Friday, January 15, 2010

LA rebuffs Anglican conservatives

From Religious Intelligence via the AAC Weekly Update:

Wednesday, 13th January 2010. 4:27pm

By: George Conger.

The Bishop of Los Angeles has rejected the Standing Committee of the Anglican Consultative Council’s call to block the election of a lesbian priest as suffragan bishop of the diocese.

For “more than the past 30 years” the Episcopal Church has been “working on gradual, full incorporation of gay and lesbian people,” the Rt. Rev J Jon Bruno said in a statement he entitled “Be Not Afraid,” released on Dec 18.

However, “we have worked to be people of gracious restraint for all these years and have now come to a place in our lives that is normal evolutionary change which compels us to move from tolerance to full inclusion,” he said, rejecting the Standing Committee’s call for “gracious restraint” following the election of Canon Mary Glasspool.

On Dec 18, the Standing Committee of the ACC released the text of a resolution adopted at its Dec 15-18 meeting in London, stating that “in light of” the “recent episcopal nomination in the Diocese of Los Angeles of a partnered lesbian candidate,” it “strongly” reaffirmed the moratorium on the election of gay bishops adopted at ACC 14 in Jamaica last May.

Renamed the “Standing Committee” of the Anglican Consultative Council at ACC 14 following the decision to give the members of the primates’ standing committee membership in the ACC, the committee further asked that the introduction of “formal ceremonies of same-sex blessings” in the US and Canada be curtailed, as well as “continuing cross-jurisdictional activity” within the Anglican Communion.

The Standing Committee asked that Los Angeles honour the “request for gracious restraint in respect of actions that endanger the unity of the Anglican Communion by going against the declared view of the Instruments of Communion.”

However, Bishop Bruno said Los Angeles “must move forward and respect the dignity of all human beings which is called for in our Baptismal Covenant and canons.”

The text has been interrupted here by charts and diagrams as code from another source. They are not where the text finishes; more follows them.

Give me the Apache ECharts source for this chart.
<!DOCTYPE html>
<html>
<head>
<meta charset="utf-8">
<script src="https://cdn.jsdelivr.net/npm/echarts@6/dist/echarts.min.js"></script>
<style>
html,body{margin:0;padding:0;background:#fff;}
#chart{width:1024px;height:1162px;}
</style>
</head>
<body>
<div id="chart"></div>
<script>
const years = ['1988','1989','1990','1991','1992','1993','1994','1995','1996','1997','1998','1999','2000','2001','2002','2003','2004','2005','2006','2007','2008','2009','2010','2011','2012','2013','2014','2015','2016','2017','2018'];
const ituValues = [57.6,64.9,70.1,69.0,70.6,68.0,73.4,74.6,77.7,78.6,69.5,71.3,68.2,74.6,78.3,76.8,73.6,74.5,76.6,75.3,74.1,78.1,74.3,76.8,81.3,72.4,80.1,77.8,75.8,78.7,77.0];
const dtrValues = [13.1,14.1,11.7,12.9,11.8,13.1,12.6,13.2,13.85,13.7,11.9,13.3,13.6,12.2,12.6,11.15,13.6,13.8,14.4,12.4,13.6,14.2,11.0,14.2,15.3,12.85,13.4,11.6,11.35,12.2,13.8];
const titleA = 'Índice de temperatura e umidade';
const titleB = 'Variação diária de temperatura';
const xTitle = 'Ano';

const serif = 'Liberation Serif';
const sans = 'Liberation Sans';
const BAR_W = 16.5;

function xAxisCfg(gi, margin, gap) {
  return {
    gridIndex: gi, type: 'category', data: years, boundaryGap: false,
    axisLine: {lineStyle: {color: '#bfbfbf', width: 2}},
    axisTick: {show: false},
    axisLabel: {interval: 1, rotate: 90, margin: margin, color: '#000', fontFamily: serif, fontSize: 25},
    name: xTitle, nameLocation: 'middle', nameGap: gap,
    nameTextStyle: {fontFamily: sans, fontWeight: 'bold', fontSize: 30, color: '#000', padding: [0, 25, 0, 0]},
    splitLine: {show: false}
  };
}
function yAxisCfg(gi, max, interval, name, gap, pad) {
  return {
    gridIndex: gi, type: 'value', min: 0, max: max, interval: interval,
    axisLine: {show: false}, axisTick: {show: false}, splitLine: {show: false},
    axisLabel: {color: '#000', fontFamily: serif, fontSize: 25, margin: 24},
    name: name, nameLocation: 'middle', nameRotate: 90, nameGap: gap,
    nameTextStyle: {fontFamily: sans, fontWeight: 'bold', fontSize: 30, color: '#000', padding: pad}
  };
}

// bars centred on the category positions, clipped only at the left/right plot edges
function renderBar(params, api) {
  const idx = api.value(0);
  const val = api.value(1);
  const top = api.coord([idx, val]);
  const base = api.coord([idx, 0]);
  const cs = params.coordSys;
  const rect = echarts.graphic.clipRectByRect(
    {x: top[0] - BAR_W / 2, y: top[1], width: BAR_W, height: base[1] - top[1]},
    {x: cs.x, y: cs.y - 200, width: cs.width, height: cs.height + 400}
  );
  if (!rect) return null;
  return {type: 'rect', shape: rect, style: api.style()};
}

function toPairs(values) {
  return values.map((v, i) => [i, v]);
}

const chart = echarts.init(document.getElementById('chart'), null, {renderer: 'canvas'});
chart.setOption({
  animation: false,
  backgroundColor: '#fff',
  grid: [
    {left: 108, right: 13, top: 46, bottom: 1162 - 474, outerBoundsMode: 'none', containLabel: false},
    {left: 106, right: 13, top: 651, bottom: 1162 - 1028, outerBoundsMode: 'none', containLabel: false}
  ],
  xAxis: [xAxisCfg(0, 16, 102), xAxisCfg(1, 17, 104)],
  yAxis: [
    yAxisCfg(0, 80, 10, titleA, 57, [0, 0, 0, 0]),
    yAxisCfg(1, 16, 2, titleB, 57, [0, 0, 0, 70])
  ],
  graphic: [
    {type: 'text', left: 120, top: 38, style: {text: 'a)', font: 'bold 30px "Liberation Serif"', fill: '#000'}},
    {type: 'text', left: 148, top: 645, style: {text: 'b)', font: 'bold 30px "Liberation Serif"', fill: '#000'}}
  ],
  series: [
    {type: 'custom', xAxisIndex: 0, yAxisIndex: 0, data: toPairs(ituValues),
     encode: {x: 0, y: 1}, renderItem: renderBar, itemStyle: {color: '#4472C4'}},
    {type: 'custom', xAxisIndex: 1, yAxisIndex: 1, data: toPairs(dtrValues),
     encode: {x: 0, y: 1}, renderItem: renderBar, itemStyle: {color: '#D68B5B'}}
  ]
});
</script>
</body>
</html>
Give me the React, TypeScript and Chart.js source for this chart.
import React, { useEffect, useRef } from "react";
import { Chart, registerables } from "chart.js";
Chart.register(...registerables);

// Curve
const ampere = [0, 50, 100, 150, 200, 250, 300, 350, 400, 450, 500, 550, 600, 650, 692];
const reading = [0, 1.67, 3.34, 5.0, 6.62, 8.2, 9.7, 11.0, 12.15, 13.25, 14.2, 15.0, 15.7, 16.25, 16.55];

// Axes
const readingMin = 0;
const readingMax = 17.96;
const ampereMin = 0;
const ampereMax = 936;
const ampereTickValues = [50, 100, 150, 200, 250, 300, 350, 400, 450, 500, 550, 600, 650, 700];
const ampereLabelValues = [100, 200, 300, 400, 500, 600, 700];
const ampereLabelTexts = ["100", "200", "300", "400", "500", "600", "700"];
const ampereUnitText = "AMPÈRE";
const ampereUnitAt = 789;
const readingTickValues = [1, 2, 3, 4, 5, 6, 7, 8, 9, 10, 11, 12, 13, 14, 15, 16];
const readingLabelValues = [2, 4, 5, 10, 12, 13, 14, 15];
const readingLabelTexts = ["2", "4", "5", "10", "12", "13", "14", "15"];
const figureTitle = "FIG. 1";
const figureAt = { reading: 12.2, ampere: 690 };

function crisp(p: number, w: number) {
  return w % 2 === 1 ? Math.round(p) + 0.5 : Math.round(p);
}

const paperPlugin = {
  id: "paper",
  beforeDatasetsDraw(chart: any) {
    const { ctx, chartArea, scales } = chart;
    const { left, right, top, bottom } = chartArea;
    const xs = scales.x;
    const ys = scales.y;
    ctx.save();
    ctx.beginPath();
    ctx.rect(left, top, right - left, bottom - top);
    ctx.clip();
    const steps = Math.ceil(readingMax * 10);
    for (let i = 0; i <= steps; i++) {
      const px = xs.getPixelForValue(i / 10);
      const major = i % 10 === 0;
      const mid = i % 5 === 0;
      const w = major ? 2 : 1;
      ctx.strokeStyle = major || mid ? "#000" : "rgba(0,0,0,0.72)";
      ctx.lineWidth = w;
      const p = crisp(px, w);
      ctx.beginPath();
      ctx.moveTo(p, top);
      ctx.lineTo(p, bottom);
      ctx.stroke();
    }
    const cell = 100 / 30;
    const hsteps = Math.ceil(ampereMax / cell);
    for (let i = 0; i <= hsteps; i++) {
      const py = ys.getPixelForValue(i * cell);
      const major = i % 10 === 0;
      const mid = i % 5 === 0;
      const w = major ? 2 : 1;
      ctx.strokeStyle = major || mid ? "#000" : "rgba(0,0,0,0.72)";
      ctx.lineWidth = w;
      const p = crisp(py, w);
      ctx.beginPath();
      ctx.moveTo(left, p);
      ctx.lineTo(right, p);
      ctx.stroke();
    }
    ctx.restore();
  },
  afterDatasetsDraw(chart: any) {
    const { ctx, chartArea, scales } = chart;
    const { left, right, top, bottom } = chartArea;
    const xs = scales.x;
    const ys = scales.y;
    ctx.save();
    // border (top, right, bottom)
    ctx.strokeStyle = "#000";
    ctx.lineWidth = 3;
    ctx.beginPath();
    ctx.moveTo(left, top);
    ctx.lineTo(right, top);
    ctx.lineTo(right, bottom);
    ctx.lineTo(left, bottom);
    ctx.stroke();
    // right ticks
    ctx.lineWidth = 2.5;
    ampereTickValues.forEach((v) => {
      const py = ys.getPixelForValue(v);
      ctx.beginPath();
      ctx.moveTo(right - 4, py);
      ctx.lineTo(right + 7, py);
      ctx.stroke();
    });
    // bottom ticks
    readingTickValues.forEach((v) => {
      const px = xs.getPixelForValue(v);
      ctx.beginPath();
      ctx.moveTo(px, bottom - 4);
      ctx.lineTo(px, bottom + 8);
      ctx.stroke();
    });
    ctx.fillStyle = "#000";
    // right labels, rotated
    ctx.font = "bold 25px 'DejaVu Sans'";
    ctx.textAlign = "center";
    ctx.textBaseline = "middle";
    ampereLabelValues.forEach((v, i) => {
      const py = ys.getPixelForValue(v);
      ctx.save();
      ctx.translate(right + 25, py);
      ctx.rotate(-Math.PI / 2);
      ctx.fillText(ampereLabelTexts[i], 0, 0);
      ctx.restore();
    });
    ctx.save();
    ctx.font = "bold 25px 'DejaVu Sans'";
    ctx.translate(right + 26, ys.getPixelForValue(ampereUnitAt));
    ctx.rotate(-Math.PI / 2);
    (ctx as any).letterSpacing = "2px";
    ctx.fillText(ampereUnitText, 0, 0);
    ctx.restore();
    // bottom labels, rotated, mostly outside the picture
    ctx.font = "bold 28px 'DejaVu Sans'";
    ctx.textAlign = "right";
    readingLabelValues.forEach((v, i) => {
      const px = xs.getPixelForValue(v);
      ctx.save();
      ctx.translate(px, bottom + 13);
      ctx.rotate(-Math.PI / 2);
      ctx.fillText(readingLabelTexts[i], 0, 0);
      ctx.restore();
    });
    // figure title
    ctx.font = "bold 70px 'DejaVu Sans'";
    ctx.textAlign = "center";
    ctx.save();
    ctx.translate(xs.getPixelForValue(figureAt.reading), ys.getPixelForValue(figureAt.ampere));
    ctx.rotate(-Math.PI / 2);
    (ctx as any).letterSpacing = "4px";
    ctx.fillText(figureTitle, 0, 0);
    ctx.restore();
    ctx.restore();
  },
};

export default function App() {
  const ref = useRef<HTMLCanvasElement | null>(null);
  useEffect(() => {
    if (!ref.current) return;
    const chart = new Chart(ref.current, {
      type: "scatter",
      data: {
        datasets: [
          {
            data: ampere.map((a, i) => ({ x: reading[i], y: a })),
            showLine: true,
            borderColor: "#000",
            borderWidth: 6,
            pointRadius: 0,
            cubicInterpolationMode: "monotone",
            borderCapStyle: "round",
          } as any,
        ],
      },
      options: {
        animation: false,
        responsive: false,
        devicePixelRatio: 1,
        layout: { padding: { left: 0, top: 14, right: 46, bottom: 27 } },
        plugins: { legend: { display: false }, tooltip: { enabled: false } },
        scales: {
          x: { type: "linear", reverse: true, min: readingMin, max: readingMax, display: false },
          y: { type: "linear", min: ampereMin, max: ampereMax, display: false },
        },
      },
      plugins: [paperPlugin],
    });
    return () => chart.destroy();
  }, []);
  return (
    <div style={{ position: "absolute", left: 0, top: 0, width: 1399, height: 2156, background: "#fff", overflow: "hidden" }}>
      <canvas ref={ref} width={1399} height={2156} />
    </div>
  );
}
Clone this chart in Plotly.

The diocese had acted in “good faith is moving forward in supporting the full inclusion and full humanity of all people in the Church,” he said.

Presiding Bishop Katharine Jefferts Schori and Bishop-elect Ian Douglas of Connecticut are members of the Standing Committee, and also outspoken supporters of the Episcopal Church’s ‘gay agenda.’

Asked by The Church of England Newspaper if the Presiding Bishop endorsed the resolution, her spokesman Neva Rae Fox said “as agreed upon by the members of the Standing Committee, the details of the conversations are considered private.”